## What you have to do:
Skip every picture, and extract verbatim the lines from the line containing "Rebuild this chart" to the line containing "import plotly.graph_objects as go", both lines included.

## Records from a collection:
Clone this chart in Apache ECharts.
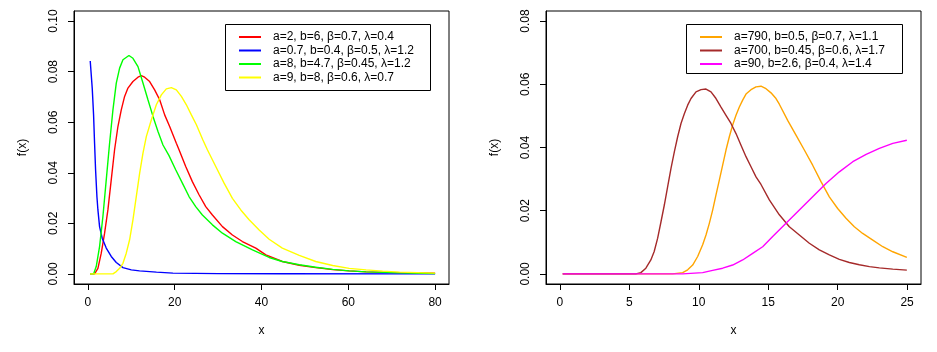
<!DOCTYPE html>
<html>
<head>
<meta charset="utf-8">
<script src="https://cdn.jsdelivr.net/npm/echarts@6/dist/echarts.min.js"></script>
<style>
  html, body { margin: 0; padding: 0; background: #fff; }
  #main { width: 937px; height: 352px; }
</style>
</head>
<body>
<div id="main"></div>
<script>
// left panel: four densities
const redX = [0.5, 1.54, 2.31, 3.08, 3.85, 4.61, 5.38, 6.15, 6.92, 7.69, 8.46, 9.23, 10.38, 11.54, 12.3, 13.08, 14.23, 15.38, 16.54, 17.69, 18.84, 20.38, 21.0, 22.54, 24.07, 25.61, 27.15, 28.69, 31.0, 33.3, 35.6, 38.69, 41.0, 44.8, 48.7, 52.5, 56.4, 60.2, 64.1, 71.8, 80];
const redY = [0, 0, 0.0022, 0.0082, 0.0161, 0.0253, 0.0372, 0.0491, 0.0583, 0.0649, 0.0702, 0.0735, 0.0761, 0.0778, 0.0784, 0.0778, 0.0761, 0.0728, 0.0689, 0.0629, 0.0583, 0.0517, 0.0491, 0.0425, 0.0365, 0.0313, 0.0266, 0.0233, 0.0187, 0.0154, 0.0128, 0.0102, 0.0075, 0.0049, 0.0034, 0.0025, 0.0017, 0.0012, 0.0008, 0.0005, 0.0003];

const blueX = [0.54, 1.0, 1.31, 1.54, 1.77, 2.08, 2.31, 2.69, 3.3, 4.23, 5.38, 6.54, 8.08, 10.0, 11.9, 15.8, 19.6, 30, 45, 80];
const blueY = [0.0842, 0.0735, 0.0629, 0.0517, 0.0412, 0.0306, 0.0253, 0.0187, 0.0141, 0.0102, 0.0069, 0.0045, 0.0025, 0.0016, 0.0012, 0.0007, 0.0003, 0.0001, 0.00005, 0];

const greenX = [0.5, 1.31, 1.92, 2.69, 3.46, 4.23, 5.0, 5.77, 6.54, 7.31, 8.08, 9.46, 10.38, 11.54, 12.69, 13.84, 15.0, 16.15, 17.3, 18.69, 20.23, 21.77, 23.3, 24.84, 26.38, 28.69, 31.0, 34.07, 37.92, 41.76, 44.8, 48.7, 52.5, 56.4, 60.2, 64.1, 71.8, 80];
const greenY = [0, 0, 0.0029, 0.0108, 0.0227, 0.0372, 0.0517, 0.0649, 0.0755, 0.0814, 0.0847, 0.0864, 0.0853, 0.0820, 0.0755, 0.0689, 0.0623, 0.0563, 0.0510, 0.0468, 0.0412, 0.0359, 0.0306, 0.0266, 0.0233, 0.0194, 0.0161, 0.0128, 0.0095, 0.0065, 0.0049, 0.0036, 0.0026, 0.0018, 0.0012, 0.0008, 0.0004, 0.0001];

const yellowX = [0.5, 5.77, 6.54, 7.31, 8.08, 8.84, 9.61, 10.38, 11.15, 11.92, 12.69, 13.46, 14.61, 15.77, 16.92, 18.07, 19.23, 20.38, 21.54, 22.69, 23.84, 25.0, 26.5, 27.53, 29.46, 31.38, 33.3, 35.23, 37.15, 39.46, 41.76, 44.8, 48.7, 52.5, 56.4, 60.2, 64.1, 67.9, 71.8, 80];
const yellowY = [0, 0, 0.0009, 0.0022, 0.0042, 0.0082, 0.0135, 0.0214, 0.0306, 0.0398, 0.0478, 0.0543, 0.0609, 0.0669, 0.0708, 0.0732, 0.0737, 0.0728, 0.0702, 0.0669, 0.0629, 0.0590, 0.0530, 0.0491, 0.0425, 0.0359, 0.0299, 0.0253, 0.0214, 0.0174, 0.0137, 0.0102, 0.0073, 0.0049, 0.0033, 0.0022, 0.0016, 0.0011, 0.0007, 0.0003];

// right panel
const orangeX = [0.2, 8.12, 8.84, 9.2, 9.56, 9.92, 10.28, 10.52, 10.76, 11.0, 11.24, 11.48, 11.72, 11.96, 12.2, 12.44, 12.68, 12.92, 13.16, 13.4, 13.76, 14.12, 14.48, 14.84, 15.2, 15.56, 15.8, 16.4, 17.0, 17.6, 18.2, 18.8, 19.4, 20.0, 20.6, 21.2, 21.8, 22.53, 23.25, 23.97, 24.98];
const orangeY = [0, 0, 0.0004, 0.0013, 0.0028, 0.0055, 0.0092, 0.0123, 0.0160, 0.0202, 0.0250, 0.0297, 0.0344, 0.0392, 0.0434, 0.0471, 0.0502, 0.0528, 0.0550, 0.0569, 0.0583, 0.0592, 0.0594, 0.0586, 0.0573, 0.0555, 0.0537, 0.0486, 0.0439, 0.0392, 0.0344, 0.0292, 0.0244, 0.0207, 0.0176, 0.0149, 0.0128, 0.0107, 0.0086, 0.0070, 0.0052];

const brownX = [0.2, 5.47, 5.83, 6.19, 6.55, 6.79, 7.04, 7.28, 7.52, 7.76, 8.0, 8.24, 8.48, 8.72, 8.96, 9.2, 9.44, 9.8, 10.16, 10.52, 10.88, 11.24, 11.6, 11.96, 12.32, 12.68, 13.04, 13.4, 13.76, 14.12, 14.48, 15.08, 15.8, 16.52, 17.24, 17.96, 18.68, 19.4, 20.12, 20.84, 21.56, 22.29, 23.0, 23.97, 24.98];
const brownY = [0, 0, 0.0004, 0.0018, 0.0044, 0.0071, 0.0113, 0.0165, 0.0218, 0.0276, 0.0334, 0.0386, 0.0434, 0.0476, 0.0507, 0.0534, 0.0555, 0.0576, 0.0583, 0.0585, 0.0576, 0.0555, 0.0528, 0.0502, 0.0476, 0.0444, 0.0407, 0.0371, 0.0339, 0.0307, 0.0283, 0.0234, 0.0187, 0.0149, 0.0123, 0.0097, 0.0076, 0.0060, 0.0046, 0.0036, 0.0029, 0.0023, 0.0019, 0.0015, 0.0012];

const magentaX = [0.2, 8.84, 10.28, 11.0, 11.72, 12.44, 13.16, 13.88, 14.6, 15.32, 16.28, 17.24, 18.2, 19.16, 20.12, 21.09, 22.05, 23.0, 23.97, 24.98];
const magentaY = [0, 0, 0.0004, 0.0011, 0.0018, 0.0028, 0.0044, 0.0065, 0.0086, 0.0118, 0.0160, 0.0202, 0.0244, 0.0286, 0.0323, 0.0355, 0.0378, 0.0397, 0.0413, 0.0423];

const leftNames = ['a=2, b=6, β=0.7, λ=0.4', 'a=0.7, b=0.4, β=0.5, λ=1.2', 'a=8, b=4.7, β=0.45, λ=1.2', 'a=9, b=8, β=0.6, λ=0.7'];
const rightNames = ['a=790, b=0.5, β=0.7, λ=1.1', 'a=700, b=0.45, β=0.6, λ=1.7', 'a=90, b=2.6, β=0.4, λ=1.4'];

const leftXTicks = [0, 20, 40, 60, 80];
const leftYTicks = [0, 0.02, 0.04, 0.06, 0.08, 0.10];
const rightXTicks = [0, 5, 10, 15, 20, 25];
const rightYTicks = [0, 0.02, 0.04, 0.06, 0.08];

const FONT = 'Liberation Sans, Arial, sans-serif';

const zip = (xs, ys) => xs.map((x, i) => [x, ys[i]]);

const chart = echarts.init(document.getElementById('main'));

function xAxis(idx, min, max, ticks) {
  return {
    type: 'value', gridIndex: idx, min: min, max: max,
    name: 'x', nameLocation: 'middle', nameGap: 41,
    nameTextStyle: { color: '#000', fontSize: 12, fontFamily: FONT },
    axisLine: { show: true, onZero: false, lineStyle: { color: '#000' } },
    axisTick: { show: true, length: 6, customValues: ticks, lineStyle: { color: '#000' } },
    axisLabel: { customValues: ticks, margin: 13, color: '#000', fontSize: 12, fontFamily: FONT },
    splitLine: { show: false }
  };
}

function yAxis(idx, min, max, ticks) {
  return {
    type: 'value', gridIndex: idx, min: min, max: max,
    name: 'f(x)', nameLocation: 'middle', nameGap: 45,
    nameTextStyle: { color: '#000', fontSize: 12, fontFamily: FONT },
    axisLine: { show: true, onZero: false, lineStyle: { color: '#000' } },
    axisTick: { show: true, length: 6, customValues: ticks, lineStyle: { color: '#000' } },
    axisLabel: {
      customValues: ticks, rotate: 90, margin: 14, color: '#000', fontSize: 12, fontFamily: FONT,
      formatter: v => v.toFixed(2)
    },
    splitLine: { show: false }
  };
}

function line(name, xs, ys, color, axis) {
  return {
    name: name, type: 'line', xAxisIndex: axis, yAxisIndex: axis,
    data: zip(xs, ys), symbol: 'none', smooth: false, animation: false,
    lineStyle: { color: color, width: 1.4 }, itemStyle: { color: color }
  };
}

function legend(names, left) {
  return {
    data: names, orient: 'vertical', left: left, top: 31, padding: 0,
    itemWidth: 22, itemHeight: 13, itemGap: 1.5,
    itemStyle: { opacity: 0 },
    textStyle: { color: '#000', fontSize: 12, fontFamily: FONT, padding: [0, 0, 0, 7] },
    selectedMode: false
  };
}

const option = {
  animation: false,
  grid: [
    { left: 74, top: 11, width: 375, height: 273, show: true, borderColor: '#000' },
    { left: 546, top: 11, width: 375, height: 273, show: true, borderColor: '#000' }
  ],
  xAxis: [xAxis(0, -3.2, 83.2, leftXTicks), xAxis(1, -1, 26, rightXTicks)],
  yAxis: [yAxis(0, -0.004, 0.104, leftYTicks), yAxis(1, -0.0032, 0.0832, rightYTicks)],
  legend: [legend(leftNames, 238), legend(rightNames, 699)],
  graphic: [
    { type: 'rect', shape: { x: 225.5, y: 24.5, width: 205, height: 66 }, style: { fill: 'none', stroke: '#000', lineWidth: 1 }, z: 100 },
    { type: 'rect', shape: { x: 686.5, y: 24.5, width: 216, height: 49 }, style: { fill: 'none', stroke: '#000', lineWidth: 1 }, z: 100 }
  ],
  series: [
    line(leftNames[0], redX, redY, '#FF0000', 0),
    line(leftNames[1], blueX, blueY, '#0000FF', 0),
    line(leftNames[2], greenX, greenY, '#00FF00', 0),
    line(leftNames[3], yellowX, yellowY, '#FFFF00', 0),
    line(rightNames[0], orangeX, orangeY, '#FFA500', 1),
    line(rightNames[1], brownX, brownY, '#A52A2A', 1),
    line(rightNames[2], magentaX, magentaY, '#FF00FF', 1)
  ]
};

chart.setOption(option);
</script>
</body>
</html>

==

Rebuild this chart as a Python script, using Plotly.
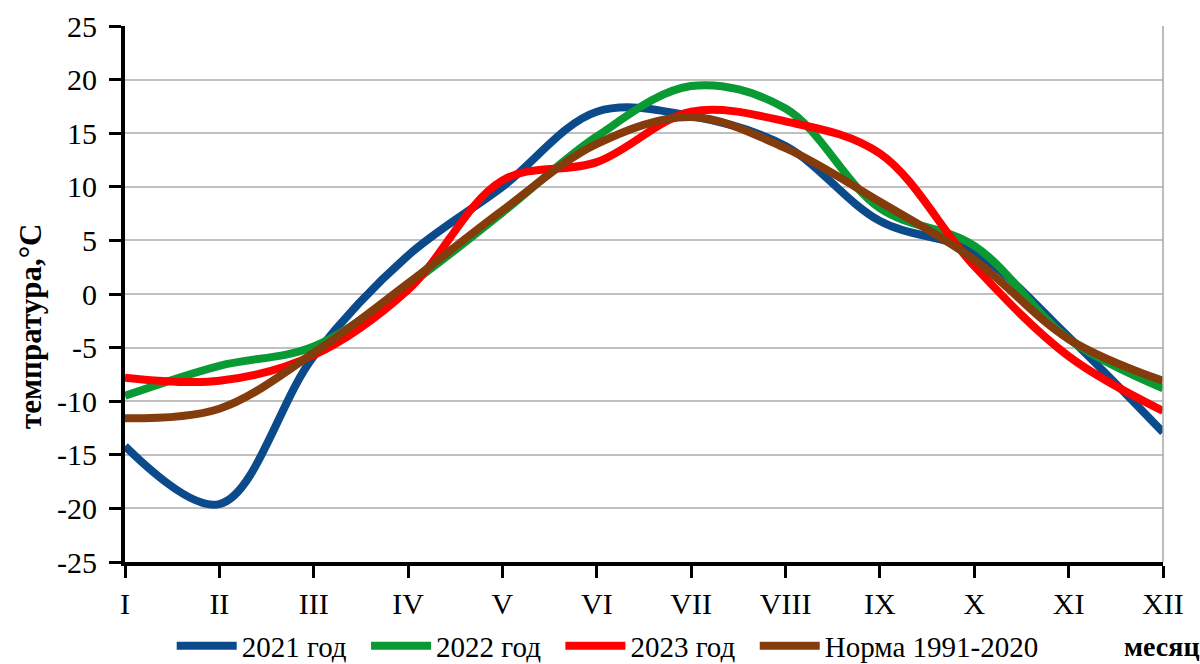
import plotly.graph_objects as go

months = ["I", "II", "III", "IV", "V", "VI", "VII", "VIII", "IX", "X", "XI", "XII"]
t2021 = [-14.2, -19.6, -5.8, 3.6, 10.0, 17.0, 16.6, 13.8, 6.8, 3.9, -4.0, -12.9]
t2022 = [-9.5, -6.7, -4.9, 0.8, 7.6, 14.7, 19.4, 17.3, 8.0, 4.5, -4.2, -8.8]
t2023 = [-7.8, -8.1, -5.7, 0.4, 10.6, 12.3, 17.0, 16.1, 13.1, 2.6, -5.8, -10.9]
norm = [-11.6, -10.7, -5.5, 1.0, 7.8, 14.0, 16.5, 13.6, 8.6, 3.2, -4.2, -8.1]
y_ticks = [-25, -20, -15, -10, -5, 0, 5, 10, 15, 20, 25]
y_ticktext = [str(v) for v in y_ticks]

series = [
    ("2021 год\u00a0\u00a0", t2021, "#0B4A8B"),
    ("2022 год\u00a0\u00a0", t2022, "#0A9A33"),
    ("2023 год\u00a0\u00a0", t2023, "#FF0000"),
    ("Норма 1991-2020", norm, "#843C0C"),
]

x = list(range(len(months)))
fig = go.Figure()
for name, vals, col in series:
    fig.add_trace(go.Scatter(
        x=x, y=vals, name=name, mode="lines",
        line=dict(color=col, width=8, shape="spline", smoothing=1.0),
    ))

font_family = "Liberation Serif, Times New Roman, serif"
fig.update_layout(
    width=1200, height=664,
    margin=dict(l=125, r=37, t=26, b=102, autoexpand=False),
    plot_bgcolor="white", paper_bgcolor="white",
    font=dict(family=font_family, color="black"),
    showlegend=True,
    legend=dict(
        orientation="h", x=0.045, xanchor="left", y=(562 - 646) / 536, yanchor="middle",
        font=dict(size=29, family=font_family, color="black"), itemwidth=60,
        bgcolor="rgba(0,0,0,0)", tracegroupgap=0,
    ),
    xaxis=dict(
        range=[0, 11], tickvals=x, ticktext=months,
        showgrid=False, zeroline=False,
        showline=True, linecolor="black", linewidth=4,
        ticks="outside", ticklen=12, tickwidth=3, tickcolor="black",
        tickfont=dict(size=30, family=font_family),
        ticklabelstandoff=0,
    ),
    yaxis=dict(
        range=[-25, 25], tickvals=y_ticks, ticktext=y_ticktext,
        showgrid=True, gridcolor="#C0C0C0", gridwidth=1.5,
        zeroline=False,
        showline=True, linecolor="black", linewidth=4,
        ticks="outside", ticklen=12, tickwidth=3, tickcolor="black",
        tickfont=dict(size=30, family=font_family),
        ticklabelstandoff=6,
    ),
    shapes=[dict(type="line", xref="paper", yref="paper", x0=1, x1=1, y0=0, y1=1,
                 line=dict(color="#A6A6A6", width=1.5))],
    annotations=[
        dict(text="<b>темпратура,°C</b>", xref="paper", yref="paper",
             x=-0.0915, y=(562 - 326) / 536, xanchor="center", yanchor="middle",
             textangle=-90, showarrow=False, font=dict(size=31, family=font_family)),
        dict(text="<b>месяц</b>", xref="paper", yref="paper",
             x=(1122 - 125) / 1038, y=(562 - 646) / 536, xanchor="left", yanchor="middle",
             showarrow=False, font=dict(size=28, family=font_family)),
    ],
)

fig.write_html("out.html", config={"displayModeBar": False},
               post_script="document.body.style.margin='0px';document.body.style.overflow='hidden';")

---

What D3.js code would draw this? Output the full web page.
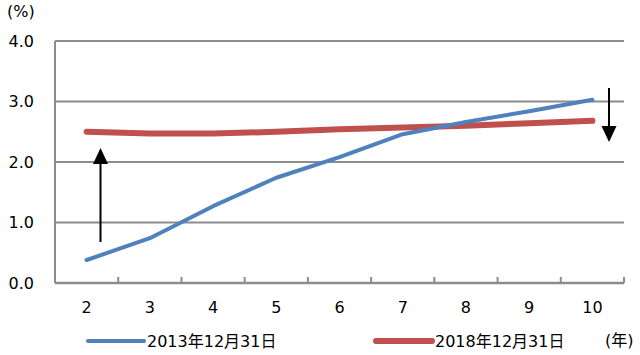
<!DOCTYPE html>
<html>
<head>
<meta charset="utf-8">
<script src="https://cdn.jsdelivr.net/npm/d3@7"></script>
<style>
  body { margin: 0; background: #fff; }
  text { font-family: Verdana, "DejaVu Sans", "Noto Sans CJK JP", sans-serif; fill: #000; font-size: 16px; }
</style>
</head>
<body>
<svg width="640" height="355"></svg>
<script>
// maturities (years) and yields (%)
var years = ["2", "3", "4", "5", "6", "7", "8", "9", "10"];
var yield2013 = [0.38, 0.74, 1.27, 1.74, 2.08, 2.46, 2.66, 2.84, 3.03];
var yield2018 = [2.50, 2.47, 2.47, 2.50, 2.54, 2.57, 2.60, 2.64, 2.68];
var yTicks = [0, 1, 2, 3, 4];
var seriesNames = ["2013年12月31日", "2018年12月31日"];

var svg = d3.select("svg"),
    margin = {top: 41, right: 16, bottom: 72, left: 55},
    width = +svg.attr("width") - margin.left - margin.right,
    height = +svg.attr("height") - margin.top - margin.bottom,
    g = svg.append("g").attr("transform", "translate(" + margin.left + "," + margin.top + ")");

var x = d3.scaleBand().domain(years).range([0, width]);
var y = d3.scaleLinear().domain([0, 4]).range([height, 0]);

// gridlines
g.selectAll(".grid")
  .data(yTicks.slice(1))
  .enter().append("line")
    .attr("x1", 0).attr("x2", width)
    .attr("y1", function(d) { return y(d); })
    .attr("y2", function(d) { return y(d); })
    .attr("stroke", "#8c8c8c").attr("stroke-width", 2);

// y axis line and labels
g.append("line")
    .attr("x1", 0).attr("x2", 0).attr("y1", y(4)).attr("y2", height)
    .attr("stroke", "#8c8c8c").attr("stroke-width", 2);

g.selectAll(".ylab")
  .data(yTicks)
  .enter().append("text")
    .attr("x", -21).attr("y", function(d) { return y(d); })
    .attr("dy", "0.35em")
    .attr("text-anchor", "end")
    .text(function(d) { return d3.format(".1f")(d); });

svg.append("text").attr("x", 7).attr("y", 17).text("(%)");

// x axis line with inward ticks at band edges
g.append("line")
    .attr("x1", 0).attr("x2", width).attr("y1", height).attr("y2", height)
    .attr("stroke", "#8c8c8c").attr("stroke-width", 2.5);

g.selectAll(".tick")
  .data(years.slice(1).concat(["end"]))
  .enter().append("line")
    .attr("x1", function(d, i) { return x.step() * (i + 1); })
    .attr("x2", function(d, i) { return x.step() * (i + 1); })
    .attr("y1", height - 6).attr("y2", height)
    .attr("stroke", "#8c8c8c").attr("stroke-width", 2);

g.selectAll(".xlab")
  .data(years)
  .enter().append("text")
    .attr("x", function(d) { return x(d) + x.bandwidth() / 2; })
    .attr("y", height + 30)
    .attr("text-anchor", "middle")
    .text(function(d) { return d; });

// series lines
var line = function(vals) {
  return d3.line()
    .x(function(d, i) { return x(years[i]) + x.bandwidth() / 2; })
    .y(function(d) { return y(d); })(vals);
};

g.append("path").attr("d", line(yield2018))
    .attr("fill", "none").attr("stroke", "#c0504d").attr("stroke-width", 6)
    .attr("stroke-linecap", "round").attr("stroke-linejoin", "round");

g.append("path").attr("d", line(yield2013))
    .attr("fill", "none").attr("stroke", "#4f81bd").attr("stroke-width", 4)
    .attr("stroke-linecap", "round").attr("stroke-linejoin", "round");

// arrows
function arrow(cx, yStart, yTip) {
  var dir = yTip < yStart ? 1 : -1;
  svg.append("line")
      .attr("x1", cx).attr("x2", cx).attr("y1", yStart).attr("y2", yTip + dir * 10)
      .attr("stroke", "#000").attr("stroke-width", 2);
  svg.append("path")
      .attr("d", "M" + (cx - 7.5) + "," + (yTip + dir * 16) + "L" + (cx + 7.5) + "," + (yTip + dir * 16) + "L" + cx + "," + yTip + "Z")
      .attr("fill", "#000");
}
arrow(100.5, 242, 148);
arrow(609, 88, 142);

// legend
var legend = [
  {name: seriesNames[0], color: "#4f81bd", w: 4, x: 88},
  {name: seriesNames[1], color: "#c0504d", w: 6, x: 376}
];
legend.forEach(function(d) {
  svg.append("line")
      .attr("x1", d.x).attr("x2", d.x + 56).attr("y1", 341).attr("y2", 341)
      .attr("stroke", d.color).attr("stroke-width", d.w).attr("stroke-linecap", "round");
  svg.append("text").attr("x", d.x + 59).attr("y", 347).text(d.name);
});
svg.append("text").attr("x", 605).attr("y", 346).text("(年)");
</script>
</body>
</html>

## Answer to the problem:
Rebuild this chart as a Python script, using Plotly.
import plotly.graph_objects as go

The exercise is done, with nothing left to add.